**Set task**
Without the pictures, output the lines of the material from the very first through the one that holds "ax.yaxis.grid(True, color='#a0a0a0', linewidth=1.2, zorder=0)".

**Dataset extract**
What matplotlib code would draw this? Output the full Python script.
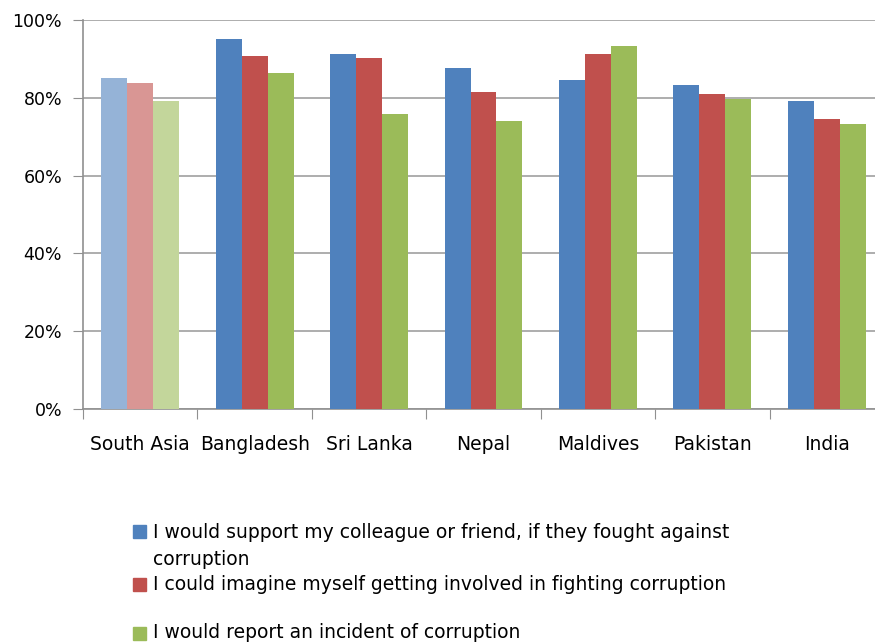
import numpy as np
import matplotlib.pyplot as plt
from matplotlib.patches import Rectangle

plt.rcParams['font.family'] = ['DejaVu Sans']

countries = ['South Asia', 'Bangladesh', 'Sri Lanka', 'Nepal', 'Maldives', 'Pakistan', 'India']
support = [0.851, 0.951, 0.913, 0.877, 0.846, 0.833, 0.792]
imagine = [0.838, 0.907, 0.902, 0.815, 0.913, 0.810, 0.746]
report = [0.792, 0.864, 0.758, 0.740, 0.933, 0.797, 0.733]

labels = ['I would support my colleague or friend, if they fought against\ncorruption',
          'I could imagine myself getting involved in fighting corruption',
          'I would report an incident of corruption']

colors = ['#4F81BD', '#C0504D', '#9BBB59']
light = ['#95B3D7', '#D99694', '#C3D69B']

W, H = 875, 644
fig = plt.figure(figsize=(W / 100, H / 100), dpi=100)
# plot area runs off the right edge, as in the original
ax = fig.add_axes([83 / W, 1 - 409 / H, 801 / W, 389 / H])

x = np.arange(len(countries))
bw = 0.227
for k, vals in enumerate([support, imagine, report]):
    cols = [light[k]] + [colors[k]] * (len(countries) - 1)
    ax.bar(x + (k - 1) * bw, vals, bw, color=cols, zorder=3)

ax.set_xlim(-0.5, len(countries) - 0.5)
ax.set_ylim(0, 1)
ax.set_yticks(np.arange(0, 1.01, 0.2))
ax.set_yticklabels(['%d%%' % v for v in range(0, 101, 20)])
ax.yaxis.grid(True, color='#a0a0a0', linewidth=1.2, zorder=0)

ax.set_xticks(np.arange(-0.5, len(countries)))
ax.set_xticklabels([])
ax.set_xticks(x, minor=True)
ax.set_xticklabels(countries, minor=True)
ax.tick_params(axis='x', which='minor', length=0, pad=19, labelsize=13.5)
ax.tick_params(axis='x', which='major', length=7, color='#909090', direction='out')
ax.tick_params(axis='y', length=7, color='#909090', labelsize=12.5, pad=8)

for s in ['top', 'right']:
    ax.spines[s].set_visible(False)
for s in ['left', 'bottom']:
    ax.spines[s].set_color('#909090')
    ax.spines[s].set_linewidth(1.2)

# legend drawn by hand to keep the odd Excel spacing
ys = [531.5, 584.5, 633]
text_ys = [546, 584.5, 633]
for c, lab, yc, ty in zip(colors, labels, ys, text_ys):
    fig.patches.append(Rectangle((133 / W, 1 - (yc + 6.5) / H), 13 / W, 13 / H,
                                 transform=fig.transFigure, color=c))
    fig.text(153 / W, 1 - ty / H, lab, fontsize=13.5, va='center', ha='left',
             linespacing=1.5)

fig.savefig('out.png', dpi=100)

**Solution below**
What matplotlib code would draw this? Output the full Python script.
import numpy as np
import matplotlib.pyplot as plt
from matplotlib.patches import Rectangle

plt.rcParams['font.family'] = ['DejaVu Sans']

countries = ['South Asia', 'Bangladesh', 'Sri Lanka', 'Nepal', 'Maldives', 'Pakistan', 'India']
support = [0.851, 0.951, 0.913, 0.877, 0.846, 0.833, 0.792]
imagine = [0.838, 0.907, 0.902, 0.815, 0.913, 0.810, 0.746]
report = [0.792, 0.864, 0.758, 0.740, 0.933, 0.797, 0.733]

labels = ['I would support my colleague or friend, if they fought against\ncorruption',
          'I could imagine myself getting involved in fighting corruption',
          'I would report an incident of corruption']

colors = ['#4F81BD', '#C0504D', '#9BBB59']
light = ['#95B3D7', '#D99694', '#C3D69B']

W, H = 875, 644
fig = plt.figure(figsize=(W / 100, H / 100), dpi=100)
# plot area runs off the right edge, as in the original
ax = fig.add_axes([83 / W, 1 - 409 / H, 801 / W, 389 / H])

x = np.arange(len(countries))
bw = 0.227
for k, vals in enumerate([support, imagine, report]):
    cols = [light[k]] + [colors[k]] * (len(countries) - 1)
    ax.bar(x + (k - 1) * bw, vals, bw, color=cols, zorder=3)

ax.set_xlim(-0.5, len(countries) - 0.5)
ax.set_ylim(0, 1)
ax.set_yticks(np.arange(0, 1.01, 0.2))
ax.set_yticklabels(['%d%%' % v for v in range(0, 101, 20)])
ax.yaxis.grid(True, color='#a0a0a0', linewidth=1.2, zorder=0)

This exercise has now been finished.